C&H hog farm Mt. Judea CAFO image

Gov. Mike Beebe’s decision to pursue the use of rainy day funds to establish additional testing and monitoring at C&H hog farm raises an obvious question. If a farm that went through the state’s process for a concentrated animal feeding operation (CAFO) permit needs additional state-funded safeguards, is the permit working in the first place?


Asked why this particular facility demanded additional scrutiny, the governor said, “It’s different. And it’s large, and the public concern, and its proximity to a treasure like the Buffalo River — all of those were factors that entered into my position.”

According to ADEQ Director Teresa Marks, however, none of those factors could have been legally taken into consideration when ADEQ approved the permit in the first place. A farm just like C&H could apply for a CAFO permit to operate near the Buffalo tomorrow; so long as it complied with the requirements of the general permit, it would be approved. Would the state once again fly in with rainy-day funds?


The governor said it was unclear at this point whether or not the permit system itself needed reform: “Is this isolated — is this an instance that we’re not likely to see repeated or is this something that portends something that would cause a change generally in policy? Those are good legitimate questions.”

A little background: The state’s CAFO permit, established as a general permit in 2011, came about in order to comply with an updated set of federal rules regarding CAFOs released by the Environmental Protection Agency. Previously, operations in the state with holdings for liquid animal waste had to get what was known as a “Regulation 5” permit, which is an individual permit. As the names imply, general permits are essentially templates, not individualized to the specific applicant; by contrast, individual permits are “issued on a case-by-case basis and are specific to each applicant facility.”

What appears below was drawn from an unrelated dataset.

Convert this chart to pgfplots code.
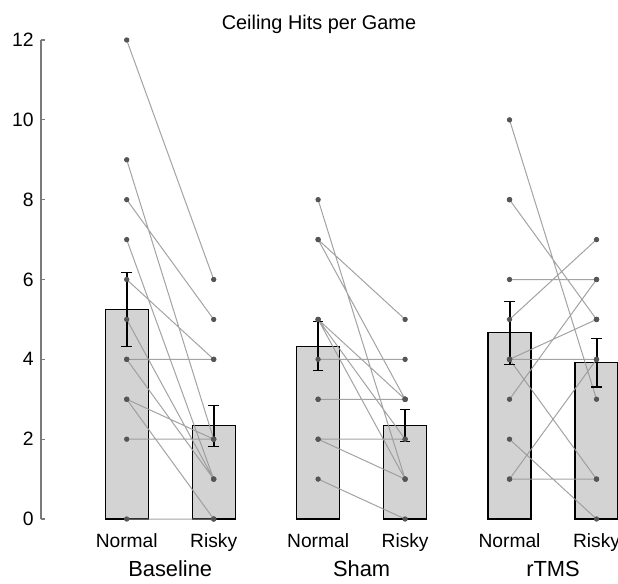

General permits require less advance scrutiny and public notice, and are less complicated, than individual permits. They also do not take into account site-specific factors such as the particular geology of a region of the state. The individualized Reg. 5 permit remains available as an alternative to a CAFO permit and some supporters of the farm believe that in retrospect, that route may have tempered some of the controversy. However, the general permit was likely a faster process for C&H. In any case, it’s hard to believe that C&H will be the one and only applicant to pursue a CAFO permit.

One question is whether the general permit process is appropriate for CAFOs. The bigger question is whether the permit itself has enough safeguards to protect the environment. ADEQ, the Farm Bureau, and the C&H farmers believe that it does. One of the main goals of the proposed U of A monitoring program will be to find out. Normal ADEQ monitoring would simply entail making sure that C&H was following the permit’s rules, whereas this program would seek to determine whether or not the facility was causing environmental harm despite the permit’s regulations.

Marks said that both the general permit itself, and C&H’s nutrient management plan (NMP) developed as part of the permit, could potentially be recalled and revised if the U of A finds that “there is still the risk of harm” even if the farmers follow the permit and the NMP.